The lower left quadrant represents the soul of Jesus. In Jungian psychology, the soul is always representative of the opposite gender that resides within us. Jesus being a male, would identify his soul as feminine. In the story we are reading today, Mary and Martha represent two sides of the same person—Mary the disciple, the esthetic, Martha the servant, the doer. This two-sided person actually represents the three Marys in Jesus’s life—the mother, the wife, the daughter. In mystical literature, the three Marys are the same person, playing out different roles in Jesus’ life. This is the role of the soul—to confront us with our aspects of spirituality. That’s what Mary is doing as she anoints Jesus’ feet with her hair. She acts in humility. She makes a sacrifice. She engages all her mind, body, soul, and spirit to be in union with the Living One. She is acting out for Jesus how his spirituality and his soul must evolve. Soon Jesus would wash the disciples feet.

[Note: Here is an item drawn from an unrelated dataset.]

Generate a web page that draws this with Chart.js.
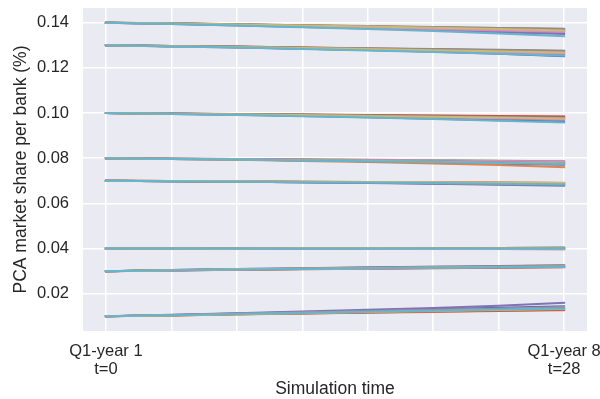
<!DOCTYPE html>
<html>
<head>
<meta charset="utf-8">
<title>PCA market share per bank</title>
<script src="https://cdn.jsdelivr.net/npm/chart.js@4.4.1/dist/chart.umd.min.js"></script>
<style>
  body { margin: 0; background: #ffffff; }
  #wrap { width: 600px; height: 399px; position: relative; }
</style>
</head>
<body>
<div id="wrap"><canvas id="shareChart"></canvas></div>
<script>
// Quarters at which each simulation run is sampled
const timeSteps = [0, 4, 8, 12, 16, 20, 24, 28];

// Ten simulation runs per bank, market share over time
const bankA = [
  [0.1400, 0.1395, 0.1390, 0.1384, 0.1378, 0.1371, 0.1363, 0.1354],
  [0.1400, 0.1397, 0.1393, 0.1389, 0.1384, 0.1380, 0.1376, 0.1372],
  [0.1400, 0.1396, 0.1391, 0.1386, 0.1381, 0.1375, 0.1369, 0.1364],
  [0.1400, 0.1396, 0.1392, 0.1387, 0.1382, 0.1377, 0.1371, 0.1366],
  [0.1400, 0.1394, 0.1388, 0.1381, 0.1374, 0.1366, 0.1358, 0.1350],
  [0.1400, 0.1397, 0.1392, 0.1388, 0.1383, 0.1379, 0.1374, 0.1369],
  [0.1400, 0.1395, 0.1390, 0.1384, 0.1378, 0.1372, 0.1365, 0.1359],
  [0.1400, 0.1397, 0.1393, 0.1389, 0.1385, 0.1381, 0.1377, 0.1373],
  [0.1400, 0.1396, 0.1392, 0.1388, 0.1383, 0.1378, 0.1372, 0.1366],
  [0.1400, 0.1394, 0.1387, 0.1380, 0.1372, 0.1363, 0.1352, 0.1340]
];
const bankB = [
  [0.1300, 0.1296, 0.1291, 0.1285, 0.1279, 0.1271, 0.1262, 0.1252],
  [0.1300, 0.1297, 0.1293, 0.1289, 0.1285, 0.1281, 0.1277, 0.1273],
  [0.1300, 0.1296, 0.1292, 0.1287, 0.1282, 0.1276, 0.1271, 0.1265],
  [0.1300, 0.1297, 0.1294, 0.1290, 0.1286, 0.1282, 0.1278, 0.1275],
  [0.1300, 0.1295, 0.1290, 0.1285, 0.1279, 0.1273, 0.1267, 0.1260],
  [0.1300, 0.1297, 0.1293, 0.1289, 0.1284, 0.1279, 0.1274, 0.1269],
  [0.1300, 0.1296, 0.1291, 0.1286, 0.1281, 0.1275, 0.1269, 0.1263],
  [0.1300, 0.1297, 0.1294, 0.1290, 0.1287, 0.1283, 0.1280, 0.1276],
  [0.1300, 0.1296, 0.1292, 0.1288, 0.1283, 0.1278, 0.1273, 0.1268],
  [0.1300, 0.1295, 0.1290, 0.1284, 0.1277, 0.1270, 0.1262, 0.1254]
];
const bankC = [
  [0.1000, 0.0996, 0.0992, 0.0987, 0.0981, 0.0975, 0.0968, 0.0961],
  [0.1000, 0.0998, 0.0995, 0.0993, 0.0990, 0.0988, 0.0986, 0.0984],
  [0.1000, 0.0997, 0.0994, 0.0990, 0.0986, 0.0982, 0.0978, 0.0974],
  [0.1000, 0.0998, 0.0996, 0.0993, 0.0991, 0.0989, 0.0987, 0.0985],
  [0.1000, 0.0997, 0.0993, 0.0989, 0.0985, 0.0980, 0.0975, 0.0970],
  [0.1000, 0.0997, 0.0995, 0.0992, 0.0989, 0.0986, 0.0982, 0.0979],
  [0.1000, 0.0997, 0.0993, 0.0990, 0.0986, 0.0981, 0.0977, 0.0972],
  [0.1000, 0.0998, 0.0995, 0.0992, 0.0989, 0.0985, 0.0982, 0.0978],
  [0.1000, 0.0997, 0.0994, 0.0991, 0.0987, 0.0984, 0.0980, 0.0976],
  [0.1000, 0.0996, 0.0991, 0.0986, 0.0980, 0.0974, 0.0966, 0.0958]
];
const bankD = [
  [0.0800, 0.0797, 0.0794, 0.0790, 0.0786, 0.0781, 0.0776, 0.0771],
  [0.0800, 0.0797, 0.0793, 0.0788, 0.0783, 0.0777, 0.0770, 0.0760],
  [0.0800, 0.0798, 0.0797, 0.0795, 0.0793, 0.0791, 0.0789, 0.0787],
  [0.0800, 0.0798, 0.0796, 0.0793, 0.0790, 0.0787, 0.0784, 0.0781],
  [0.0800, 0.0797, 0.0794, 0.0791, 0.0787, 0.0783, 0.0779, 0.0775],
  [0.0800, 0.0798, 0.0795, 0.0793, 0.0790, 0.0787, 0.0784, 0.0780],
  [0.0800, 0.0798, 0.0796, 0.0794, 0.0792, 0.0790, 0.0788, 0.0786],
  [0.0800, 0.0798, 0.0795, 0.0792, 0.0789, 0.0786, 0.0782, 0.0778],
  [0.0800, 0.0797, 0.0794, 0.0791, 0.0788, 0.0784, 0.0780, 0.0777],
  [0.0800, 0.0797, 0.0794, 0.0790, 0.0787, 0.0783, 0.0779, 0.0774]
];
const bankE = [
  [0.0700, 0.0698, 0.0696, 0.0694, 0.0691, 0.0688, 0.0685, 0.0681],
  [0.0700, 0.0699, 0.0697, 0.0696, 0.0694, 0.0693, 0.0691, 0.0690],
  [0.0700, 0.0698, 0.0697, 0.0695, 0.0693, 0.0691, 0.0689, 0.0687],
  [0.0700, 0.0699, 0.0698, 0.0696, 0.0695, 0.0693, 0.0692, 0.0690],
  [0.0700, 0.0698, 0.0696, 0.0693, 0.0690, 0.0687, 0.0683, 0.0678],
  [0.0700, 0.0699, 0.0697, 0.0695, 0.0693, 0.0691, 0.0688, 0.0686],
  [0.0700, 0.0698, 0.0697, 0.0695, 0.0694, 0.0692, 0.0690, 0.0688],
  [0.0700, 0.0698, 0.0696, 0.0694, 0.0692, 0.0689, 0.0686, 0.0683],
  [0.0700, 0.0699, 0.0698, 0.0696, 0.0695, 0.0694, 0.0692, 0.0691],
  [0.0700, 0.0698, 0.0696, 0.0694, 0.0692, 0.0690, 0.0687, 0.0684]
];
const bankF = [
  [0.0400, 0.0400, 0.0401, 0.0401, 0.0401, 0.0402, 0.0402, 0.0403],
  [0.0400, 0.0400, 0.0400, 0.0400, 0.0399, 0.0399, 0.0399, 0.0398],
  [0.0400, 0.0401, 0.0401, 0.0402, 0.0402, 0.0403, 0.0403, 0.0404],
  [0.0400, 0.0400, 0.0400, 0.0399, 0.0399, 0.0398, 0.0398, 0.0397],
  [0.0400, 0.0400, 0.0401, 0.0401, 0.0400, 0.0400, 0.0401, 0.0401],
  [0.0400, 0.0400, 0.0400, 0.0400, 0.0400, 0.0401, 0.0401, 0.0401],
  [0.0400, 0.0400, 0.0399, 0.0399, 0.0399, 0.0399, 0.0398, 0.0398],
  [0.0400, 0.0401, 0.0401, 0.0401, 0.0402, 0.0402, 0.0402, 0.0403],
  [0.0400, 0.0400, 0.0400, 0.0401, 0.0401, 0.0400, 0.0400, 0.0400],
  [0.0400, 0.0400, 0.0400, 0.0400, 0.0400, 0.0400, 0.0399, 0.0399]
];
const bankG = [
  [0.0300, 0.0304, 0.0308, 0.0311, 0.0314, 0.0317, 0.0320, 0.0322],
  [0.0300, 0.0303, 0.0306, 0.0309, 0.0312, 0.0314, 0.0316, 0.0318],
  [0.0300, 0.0304, 0.0307, 0.0311, 0.0314, 0.0316, 0.0319, 0.0321],
  [0.0300, 0.0303, 0.0306, 0.0308, 0.0311, 0.0313, 0.0315, 0.0317],
  [0.0300, 0.0305, 0.0309, 0.0313, 0.0317, 0.0320, 0.0323, 0.0326],
  [0.0300, 0.0304, 0.0307, 0.0310, 0.0313, 0.0316, 0.0318, 0.0320],
  [0.0300, 0.0303, 0.0307, 0.0310, 0.0312, 0.0315, 0.0317, 0.0319],
  [0.0300, 0.0305, 0.0309, 0.0312, 0.0316, 0.0319, 0.0322, 0.0325],
  [0.0300, 0.0304, 0.0308, 0.0311, 0.0313, 0.0316, 0.0318, 0.0320],
  [0.0300, 0.0304, 0.0307, 0.0310, 0.0313, 0.0315, 0.0317, 0.0319]
];
const bankH = [
  [0.0100, 0.0106, 0.0112, 0.0118, 0.0124, 0.0131, 0.0138, 0.0145],
  [0.0100, 0.0104, 0.0108, 0.0112, 0.0116, 0.0119, 0.0123, 0.0127],
  [0.0100, 0.0105, 0.0110, 0.0115, 0.0120, 0.0125, 0.0129, 0.0134],
  [0.0100, 0.0104, 0.0109, 0.0113, 0.0117, 0.0121, 0.0125, 0.0129],
  [0.0100, 0.0107, 0.0114, 0.0121, 0.0129, 0.0137, 0.0147, 0.0160],
  [0.0100, 0.0105, 0.0110, 0.0114, 0.0119, 0.0124, 0.0128, 0.0132],
  [0.0100, 0.0106, 0.0111, 0.0117, 0.0122, 0.0128, 0.0134, 0.0140],
  [0.0100, 0.0105, 0.0111, 0.0116, 0.0122, 0.0127, 0.0132, 0.0137],
  [0.0100, 0.0104, 0.0109, 0.0114, 0.0119, 0.0123, 0.0128, 0.0132],
  [0.0100, 0.0105, 0.0110, 0.0115, 0.0120, 0.0125, 0.0130, 0.0135]
];
const banks = [bankA, bankB, bankC, bankD, bankE, bankF, bankG, bankH];

// Axis ticks
const xGridSteps = [0, 4, 8, 12, 16, 20, 24, 28];
const xLabelSteps = [0, 28];
const xLabelText = [["Q1-year 1", "t=0"], ["Q1-year 8", "t=28"]];
const yTicks = [0.02, 0.04, 0.06, 0.08, 0.10, 0.12, 0.14];

// seaborn "deep" palette, one colour per run
const runColors = ["#4C72B0", "#DD8452", "#55A868", "#C44E52", "#8172B3",
                   "#937860", "#DA8BC3", "#8C8C8C", "#CCB974", "#64B5CD"];

const FONT = "'Liberation Sans', Arial, sans-serif";
const TEXT_COLOR = "#262626";

// Chart.js paints the first dataset last, so push the runs in reverse:
// the final run (cyan) ends up on top of every bundle
const datasets = [];
for (let run = runColors.length - 1; run >= 0; run--) {
  banks.forEach((bank) => {
    datasets.push({
      data: bank[run].map((v, i) => ({ x: timeSteps[i], y: v })),
      borderColor: runColors[run],
      borderWidth: 2,
      borderCapStyle: "square",
      pointRadius: 0,
      fill: false,
      tension: 0
    });
  });
}

// Grey plot background behind the grid
const plotBackground = {
  id: "plotBackground",
  beforeDraw(chart) {
    const { ctx, chartArea } = chart;
    ctx.save();
    ctx.fillStyle = "#EAEAF2";
    ctx.fillRect(chartArea.left, chartArea.top,
      chartArea.right - chartArea.left, chartArea.bottom - chartArea.top);
    ctx.restore();
  }
};

const ctx = document.getElementById("shareChart").getContext("2d");
new Chart(ctx, {
  type: "line",
  data: { datasets: datasets },
  options: {
    responsive: true,
    maintainAspectRatio: false,
    animation: false,
    events: [],
    layout: { padding: { top: 8, right: 13, left: 0, bottom: 0 } },
    plugins: {
      legend: { display: false },
      tooltip: { enabled: false }
    },
    scales: {
      x: {
        type: "linear",
        min: -1.4,
        max: 29.4,
        afterBuildTicks: (scale) => {
          scale.ticks = xGridSteps.map((v) => ({ value: v }));
        },
        afterFit: (scale) => {
          scale.height = 68;
          scale.paddingLeft = 0;
          scale.paddingRight = 0;
        },
        grid: { color: "#ffffff", lineWidth: 1.5, drawTicks: false },
        border: { display: false },
        ticks: {
          autoSkip: false,
          maxRotation: 0,
          padding: 11,
          color: TEXT_COLOR,
          font: { family: FONT, size: 16.5, lineHeight: 1.1 },
          callback: (value) => {
            const k = xLabelSteps.indexOf(value);
            return k >= 0 ? xLabelText[k] : "";
          }
        },
        title: {
          display: true,
          text: "Simulation time",
          color: TEXT_COLOR,
          font: { family: FONT, size: 17.5, lineHeight: 1 },
          padding: { top: 0, bottom: 1 }
        }
      },
      y: {
        min: 0.0035,
        max: 0.1465,
        afterBuildTicks: (scale) => {
          scale.ticks = yTicks.map((v) => ({ value: v }));
        },
        afterFit: (scale) => {
          scale.width = 83;
          scale.paddingTop = 0;
          scale.paddingBottom = 0;
        },
        grid: { color: "#ffffff", lineWidth: 1.5, drawTicks: false },
        border: { display: false },
        ticks: {
          padding: 14,
          color: TEXT_COLOR,
          font: { family: FONT, size: 16.5 },
          callback: (value) => value.toFixed(2)
        },
        title: {
          display: true,
          text: "PCA market share per bank (%)",
          color: TEXT_COLOR,
          font: { family: FONT, size: 17.5 },
          padding: { top: 11, bottom: 0 }
        }
      }
    }
  },
  plugins: [plotBackground]
});
</script>
</body>
</html>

And finally, let’s turn our attention to the upper right quadrant—the Self, represented by Lazarus. Here we see Lazarus, possibly the beloved disciple, who had died and then had been resurrected. Lazarus was in the house, while his sister was anointing the feet of Jesus. He was sitting at the table. Lazarus represented whom Jesus would have to become in order to find his True Self. Jesus would have to be willing to die so that someone else would resurrect him, in order that he might become the Holy Eucharist served at the table, the altar.

I know, this all very weird stuff for us to think about. But, the question is, why should be paying attention to the humanity of Jesus?

Typically, we’re presented a Jesus who is an enigmatic, two-dimensional figure—a mysterious figure that is so far away that we lose any personal connection. So then, we fill in the human gap. We turn Jesus into our imaginary childhood friend, or the best friend we never had, or the brother that was missing in our life, or the lover we need. And once we re-create Jesus, then we do the same thing to our self, creating our idealized fictional character of who we wish we were. And worse yet, we then project all of our stuff onto our family and friends. And what happens is, our recreated Jesus doesn’t live up to our expectations. Our family and friends don’t act like we want them to. And of course, we are not really the person we created. We need the real Jesus, so that we have a model to find our own authentic self.

As followers of Jesus, let me suggest we spend some time this week and during Holy Week with these questions:

What have you avoided in your life and stuffed in your shadow?

What is your soul trying to tell you about your spirituality?

What is your True Self calling you to become?

Like Jesus, the answer to these question are somewhere inside of you.

Let me end with a portion of the poem “Who am I?” written by the Christian theologian and martyr Dietrich Bonhoeffer.

Who am I? This man or that other?
Am I then this man today and tomorrow another?
Am I both all at once?
Who am I? They mock me these lonely questions of mine.
Whoever I am, you know me, O God. You know I am yours.